## PROMPT
Skip every picture and transcribe the remaining material exactly.

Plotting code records
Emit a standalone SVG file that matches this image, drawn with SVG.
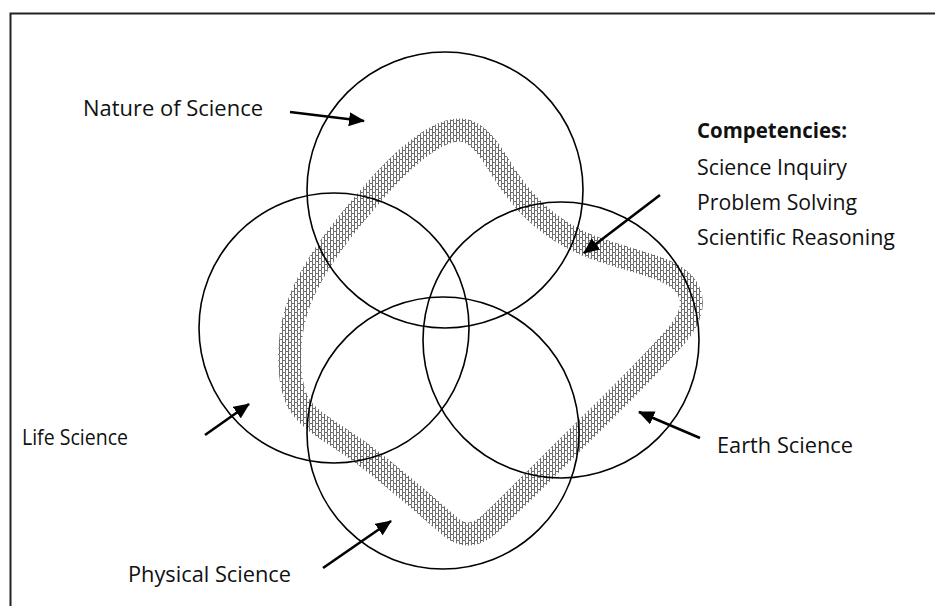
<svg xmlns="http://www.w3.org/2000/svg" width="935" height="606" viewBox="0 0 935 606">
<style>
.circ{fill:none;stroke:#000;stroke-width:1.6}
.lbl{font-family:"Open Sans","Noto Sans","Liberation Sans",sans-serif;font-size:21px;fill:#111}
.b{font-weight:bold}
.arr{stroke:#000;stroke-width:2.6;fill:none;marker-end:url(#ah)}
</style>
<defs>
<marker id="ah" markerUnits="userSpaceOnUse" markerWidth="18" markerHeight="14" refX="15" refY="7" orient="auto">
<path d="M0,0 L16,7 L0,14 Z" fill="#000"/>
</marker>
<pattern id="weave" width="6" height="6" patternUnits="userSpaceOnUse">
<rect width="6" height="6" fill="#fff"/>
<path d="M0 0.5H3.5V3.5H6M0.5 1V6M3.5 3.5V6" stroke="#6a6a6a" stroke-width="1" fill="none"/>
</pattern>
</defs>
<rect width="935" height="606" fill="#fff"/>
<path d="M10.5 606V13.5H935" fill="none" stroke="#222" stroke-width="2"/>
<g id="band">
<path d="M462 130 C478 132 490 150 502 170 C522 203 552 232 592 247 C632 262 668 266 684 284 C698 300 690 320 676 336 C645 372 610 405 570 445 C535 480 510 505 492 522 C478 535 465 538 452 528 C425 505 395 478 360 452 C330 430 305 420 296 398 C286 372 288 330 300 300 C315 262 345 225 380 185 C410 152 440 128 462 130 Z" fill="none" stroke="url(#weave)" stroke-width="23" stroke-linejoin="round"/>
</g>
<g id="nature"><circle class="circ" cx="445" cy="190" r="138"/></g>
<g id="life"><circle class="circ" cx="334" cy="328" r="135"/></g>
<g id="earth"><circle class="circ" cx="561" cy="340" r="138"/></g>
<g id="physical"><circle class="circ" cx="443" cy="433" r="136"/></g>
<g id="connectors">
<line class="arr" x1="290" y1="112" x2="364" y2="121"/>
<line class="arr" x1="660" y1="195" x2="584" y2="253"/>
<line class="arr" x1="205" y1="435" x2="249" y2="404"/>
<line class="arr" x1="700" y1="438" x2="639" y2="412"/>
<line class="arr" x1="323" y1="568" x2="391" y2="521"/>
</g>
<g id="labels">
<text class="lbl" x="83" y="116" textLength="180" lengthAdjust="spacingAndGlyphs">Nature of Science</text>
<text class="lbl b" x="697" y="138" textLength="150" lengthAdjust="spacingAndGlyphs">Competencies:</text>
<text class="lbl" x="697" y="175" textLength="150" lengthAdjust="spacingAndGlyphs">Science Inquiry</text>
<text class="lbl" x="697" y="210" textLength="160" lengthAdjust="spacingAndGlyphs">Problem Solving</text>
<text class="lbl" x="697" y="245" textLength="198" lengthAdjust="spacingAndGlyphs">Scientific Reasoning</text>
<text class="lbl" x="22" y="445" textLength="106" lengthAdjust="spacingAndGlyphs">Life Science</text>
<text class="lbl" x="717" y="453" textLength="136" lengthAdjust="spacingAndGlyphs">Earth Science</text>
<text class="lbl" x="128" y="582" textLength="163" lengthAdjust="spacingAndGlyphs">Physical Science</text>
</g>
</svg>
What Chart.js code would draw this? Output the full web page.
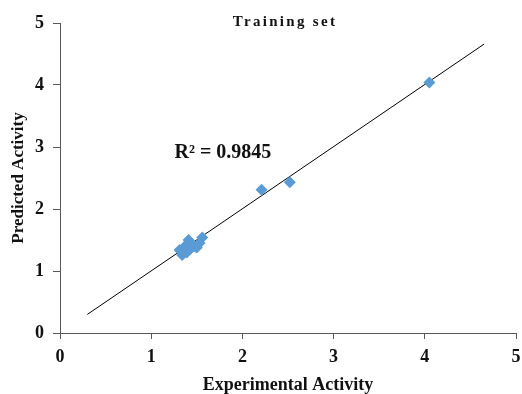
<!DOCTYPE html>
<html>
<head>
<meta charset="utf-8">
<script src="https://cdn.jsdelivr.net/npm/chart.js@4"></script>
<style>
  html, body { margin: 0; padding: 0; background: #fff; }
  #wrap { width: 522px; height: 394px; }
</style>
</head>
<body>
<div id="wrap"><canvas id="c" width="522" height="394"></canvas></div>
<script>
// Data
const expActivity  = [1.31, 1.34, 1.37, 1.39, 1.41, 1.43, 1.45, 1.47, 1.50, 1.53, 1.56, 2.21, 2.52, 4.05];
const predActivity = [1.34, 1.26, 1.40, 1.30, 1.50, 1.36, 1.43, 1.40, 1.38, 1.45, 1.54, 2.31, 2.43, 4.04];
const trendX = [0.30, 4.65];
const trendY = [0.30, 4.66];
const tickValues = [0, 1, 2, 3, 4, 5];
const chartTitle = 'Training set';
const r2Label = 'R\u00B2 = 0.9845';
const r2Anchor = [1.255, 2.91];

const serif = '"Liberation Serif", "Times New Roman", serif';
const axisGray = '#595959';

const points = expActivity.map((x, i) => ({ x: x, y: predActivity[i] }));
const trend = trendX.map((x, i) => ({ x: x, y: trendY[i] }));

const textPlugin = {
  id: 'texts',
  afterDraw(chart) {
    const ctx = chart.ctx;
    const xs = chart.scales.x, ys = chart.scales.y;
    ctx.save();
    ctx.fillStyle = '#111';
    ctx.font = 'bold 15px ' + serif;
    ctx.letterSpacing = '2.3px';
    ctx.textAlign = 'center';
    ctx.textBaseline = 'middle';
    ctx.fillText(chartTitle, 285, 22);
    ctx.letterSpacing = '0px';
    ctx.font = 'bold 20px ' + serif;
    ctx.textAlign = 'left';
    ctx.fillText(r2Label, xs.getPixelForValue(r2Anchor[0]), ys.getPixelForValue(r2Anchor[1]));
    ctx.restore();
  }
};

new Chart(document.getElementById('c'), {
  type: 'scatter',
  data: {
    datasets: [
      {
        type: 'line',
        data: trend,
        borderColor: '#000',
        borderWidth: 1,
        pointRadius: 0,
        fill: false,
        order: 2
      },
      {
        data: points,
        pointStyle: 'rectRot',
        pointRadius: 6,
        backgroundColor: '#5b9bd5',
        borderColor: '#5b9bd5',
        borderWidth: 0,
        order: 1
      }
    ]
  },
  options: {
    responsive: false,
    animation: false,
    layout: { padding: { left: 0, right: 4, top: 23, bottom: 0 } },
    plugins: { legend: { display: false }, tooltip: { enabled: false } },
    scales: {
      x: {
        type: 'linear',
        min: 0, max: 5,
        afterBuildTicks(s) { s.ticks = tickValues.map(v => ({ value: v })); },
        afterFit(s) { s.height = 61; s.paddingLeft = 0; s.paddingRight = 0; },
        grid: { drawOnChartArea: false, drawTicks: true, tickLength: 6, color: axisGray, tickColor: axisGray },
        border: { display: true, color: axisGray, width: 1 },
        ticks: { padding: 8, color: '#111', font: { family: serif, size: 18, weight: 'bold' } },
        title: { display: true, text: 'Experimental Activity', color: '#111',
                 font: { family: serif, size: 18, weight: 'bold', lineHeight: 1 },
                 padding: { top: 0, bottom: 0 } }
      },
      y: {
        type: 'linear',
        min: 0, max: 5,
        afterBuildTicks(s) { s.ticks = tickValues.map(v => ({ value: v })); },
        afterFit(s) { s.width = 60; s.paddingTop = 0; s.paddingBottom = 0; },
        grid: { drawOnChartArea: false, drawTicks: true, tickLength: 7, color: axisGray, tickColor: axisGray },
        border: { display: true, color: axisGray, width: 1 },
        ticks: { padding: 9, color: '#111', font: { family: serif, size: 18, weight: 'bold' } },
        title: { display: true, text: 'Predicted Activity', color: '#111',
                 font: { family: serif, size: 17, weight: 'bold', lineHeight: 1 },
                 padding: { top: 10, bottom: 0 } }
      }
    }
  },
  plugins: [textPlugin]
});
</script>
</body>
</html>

## WRITTEN SOLUTION
Emit a standalone SVG file that matches this image, drawn with SVG.
<svg xmlns="http://www.w3.org/2000/svg" width="935" height="606" viewBox="0 0 935 606">
<style>
.circ{fill:none;stroke:#000;stroke-width:1.6}
.lbl{font-family:"Open Sans","Noto Sans","Liberation Sans",sans-serif;font-size:21px;fill:#111}
.b{font-weight:bold}
.arr{stroke:#000;stroke-width:2.6;fill:none;marker-end:url(#ah)}
</style>
<defs>
<marker id="ah" markerUnits="userSpaceOnUse" markerWidth="18" markerHeight="14" refX="15" refY="7" orient="auto">
<path d="M0,0 L16,7 L0,14 Z" fill="#000"/>
</marker>
<pattern id="weave" width="6" height="6" patternUnits="userSpaceOnUse">
<rect width="6" height="6" fill="#fff"/>
<path d="M0 0.5H3.5V3.5H6M0.5 1V6M3.5 3.5V6" stroke="#6a6a6a" stroke-width="1" fill="none"/>
</pattern>
</defs>
<rect width="935" height="606" fill="#fff"/>
<path d="M10.5 606V13.5H935" fill="none" stroke="#222" stroke-width="2"/>
<g id="band">
<path d="M462 130 C478 132 490 150 502 170 C522 203 552 232 592 247 C632 262 668 266 684 284 C698 300 690 320 676 336 C645 372 610 405 570 445 C535 480 510 505 492 522 C478 535 465 538 452 528 C425 505 395 478 360 452 C330 430 305 420 296 398 C286 372 288 330 300 300 C315 262 345 225 380 185 C410 152 440 128 462 130 Z" fill="none" stroke="url(#weave)" stroke-width="23" stroke-linejoin="round"/>
</g>
<g id="nature"><circle class="circ" cx="445" cy="190" r="138"/></g>
<g id="life"><circle class="circ" cx="334" cy="328" r="135"/></g>
<g id="earth"><circle class="circ" cx="561" cy="340" r="138"/></g>
<g id="physical"><circle class="circ" cx="443" cy="433" r="136"/></g>
<g id="connectors">
<line class="arr" x1="290" y1="112" x2="364" y2="121"/>
<line class="arr" x1="660" y1="195" x2="584" y2="253"/>
<line class="arr" x1="205" y1="435" x2="249" y2="404"/>
<line class="arr" x1="700" y1="438" x2="639" y2="412"/>
<line class="arr" x1="323" y1="568" x2="391" y2="521"/>
</g>
<g id="labels">
<text class="lbl" x="83" y="116" textLength="180" lengthAdjust="spacingAndGlyphs">Nature of Science</text>
<text class="lbl b" x="697" y="138" textLength="150" lengthAdjust="spacingAndGlyphs">Competencies:</text>
<text class="lbl" x="697" y="175" textLength="150" lengthAdjust="spacingAndGlyphs">Science Inquiry</text>
<text class="lbl" x="697" y="210" textLength="160" lengthAdjust="spacingAndGlyphs">Problem Solving</text>
<text class="lbl" x="697" y="245" textLength="198" lengthAdjust="spacingAndGlyphs">Scientific Reasoning</text>
<text class="lbl" x="22" y="445" textLength="106" lengthAdjust="spacingAndGlyphs">Life Science</text>
<text class="lbl" x="717" y="453" textLength="136" lengthAdjust="spacingAndGlyphs">Earth Science</text>
<text class="lbl" x="128" y="582" textLength="163" lengthAdjust="spacingAndGlyphs">Physical Science</text>
</g>
</svg>
What Chart.js code would draw this? Output the full web page.
<!DOCTYPE html>
<html>
<head>
<meta charset="utf-8">
<script src="https://cdn.jsdelivr.net/npm/chart.js@4"></script>
<style>
  html, body { margin: 0; padding: 0; background: #fff; }
  #wrap { width: 522px; height: 394px; }
</style>
</head>
<body>
<div id="wrap"><canvas id="c" width="522" height="394"></canvas></div>
<script>
// Data
const expActivity  = [1.31, 1.34, 1.37, 1.39, 1.41, 1.43, 1.45, 1.47, 1.50, 1.53, 1.56, 2.21, 2.52, 4.05];
const predActivity = [1.34, 1.26, 1.40, 1.30, 1.50, 1.36, 1.43, 1.40, 1.38, 1.45, 1.54, 2.31, 2.43, 4.04];
const trendX = [0.30, 4.65];
const trendY = [0.30, 4.66];
const tickValues = [0, 1, 2, 3, 4, 5];
const chartTitle = 'Training set';
const r2Label = 'R\u00B2 = 0.9845';
const r2Anchor = [1.255, 2.91];

const serif = '"Liberation Serif", "Times New Roman", serif';
const axisGray = '#595959';

const points = expActivity.map((x, i) => ({ x: x, y: predActivity[i] }));
const trend = trendX.map((x, i) => ({ x: x, y: trendY[i] }));

const textPlugin = {
  id: 'texts',
  afterDraw(chart) {
    const ctx = chart.ctx;
    const xs = chart.scales.x, ys = chart.scales.y;
    ctx.save();
    ctx.fillStyle = '#111';
    ctx.font = 'bold 15px ' + serif;
    ctx.letterSpacing = '2.3px';
    ctx.textAlign = 'center';
    ctx.textBaseline = 'middle';
    ctx.fillText(chartTitle, 285, 22);
    ctx.letterSpacing = '0px';
    ctx.font = 'bold 20px ' + serif;
    ctx.textAlign = 'left';
    ctx.fillText(r2Label, xs.getPixelForValue(r2Anchor[0]), ys.getPixelForValue(r2Anchor[1]));
    ctx.restore();
  }
};

new Chart(document.getElementById('c'), {
  type: 'scatter',
  data: {
    datasets: [
      {
        type: 'line',
        data: trend,
        borderColor: '#000',
        borderWidth: 1,
        pointRadius: 0,
        fill: false,
        order: 2
      },
      {
        data: points,
        pointStyle: 'rectRot',
        pointRadius: 6,
        backgroundColor: '#5b9bd5',
        borderColor: '#5b9bd5',
        borderWidth: 0,
        order: 1
      }
    ]
  },
  options: {
    responsive: false,
    animation: false,
    layout: { padding: { left: 0, right: 4, top: 23, bottom: 0 } },
    plugins: { legend: { display: false }, tooltip: { enabled: false } },
    scales: {
      x: {
        type: 'linear',
        min: 0, max: 5,
        afterBuildTicks(s) { s.ticks = tickValues.map(v => ({ value: v })); },
        afterFit(s) { s.height = 61; s.paddingLeft = 0; s.paddingRight = 0; },
        grid: { drawOnChartArea: false, drawTicks: true, tickLength: 6, color: axisGray, tickColor: axisGray },
        border: { display: true, color: axisGray, width: 1 },
        ticks: { padding: 8, color: '#111', font: { family: serif, size: 18, weight: 'bold' } },
        title: { display: true, text: 'Experimental Activity', color: '#111',
                 font: { family: serif, size: 18, weight: 'bold', lineHeight: 1 },
                 padding: { top: 0, bottom: 0 } }
      },
      y: {
        type: 'linear',
        min: 0, max: 5,
        afterBuildTicks(s) { s.ticks = tickValues.map(v => ({ value: v })); },
        afterFit(s) { s.width = 60; s.paddingTop = 0; s.paddingBottom = 0; },
        grid: { drawOnChartArea: false, drawTicks: true, tickLength: 7, color: axisGray, tickColor: axisGray },
        border: { display: true, color: axisGray, width: 1 },
        ticks: { padding: 9, color: '#111', font: { family: serif, size: 18, weight: 'bold' } },
        title: { display: true, text: 'Predicted Activity', color: '#111',
                 font: { family: serif, size: 17, weight: 'bold', lineHeight: 1 },
                 padding: { top: 10, bottom: 0 } }
      }
    }
  },
  plugins: [textPlugin]
});
</script>
</body>
</html>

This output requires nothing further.